Impact of the Transmission on Shareholding:
Prior to the transmission, the promoter group collectively held a significant shareholding in Saffron Industries. The transmission of shares to Shrirangadevi Vinod Maheshwari does not alter the consolidated shareholding of the promoter group, as the shares were passed down without any external change in ownership.
Shareholding Pre and Post Transmission:
- Pre-Transaction: The promoter group held 4,346,549 shares, representing 60.49% of the total share capital of the company.
- Post-Transaction: Following the transmission, the shareholding remains unchanged at 4,346,549 shares (60.49% of total share capital). The acquisition of 7,15,000 shares was entirely by transmission, and no additional shares were purchased on the open market.

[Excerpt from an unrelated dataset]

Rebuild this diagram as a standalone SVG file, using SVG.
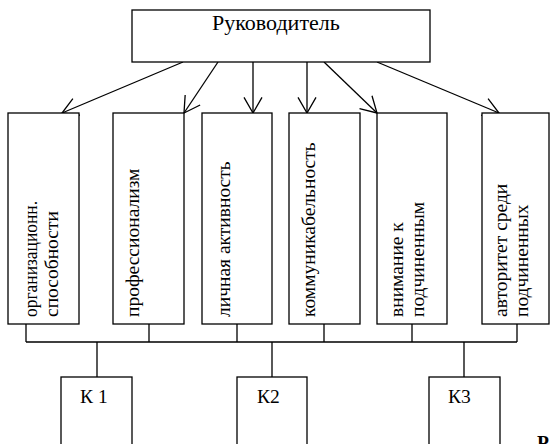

- Shareholding of Mrs. Shrirangadevi Vinod Maheshwari: Post-transmission, Mrs. Maheshwari now holds 741,950 shares, which represent 10.98% of the total share capital of the company.
Transmission Process and Compliance:
This acquisition was conducted in full compliance with the SEBI SAST Regulations, 2011, and took advantage of the exemption under Regulation 10(1)(g). This regulation specifically exempts transactions related to succession, inheritance, or transmission of shares from the requirements of making an open offer.
The company further clarifies that no additional disclosures are required to be filed by the target company (Saffron Industries), as the transaction qualifies under the exemption provided for inheritance. The transmission of shares was executed smoothly, with all relevant regulations being adhered to.
Confirmation on Shareholding:
Post the acquisition via transmission, the promoter group’s shareholding remains unaffected in terms of total holding percentage. The shareholding structure is intact, and there has been no dilution of the group’s control over the company.
Conclusion:
This disclosure highlights the compliance with the SEBI SAST Regulations for transmission of shares within the promoter group of Saffron Industries Limited. With no change in the overall promoter shareholding post-transaction, the company continues to operate under the same ownership structure.
Investors and stakeholders are advised to keep track of any further developments or filings by the company and its promoters for transparency and regulatory compliance.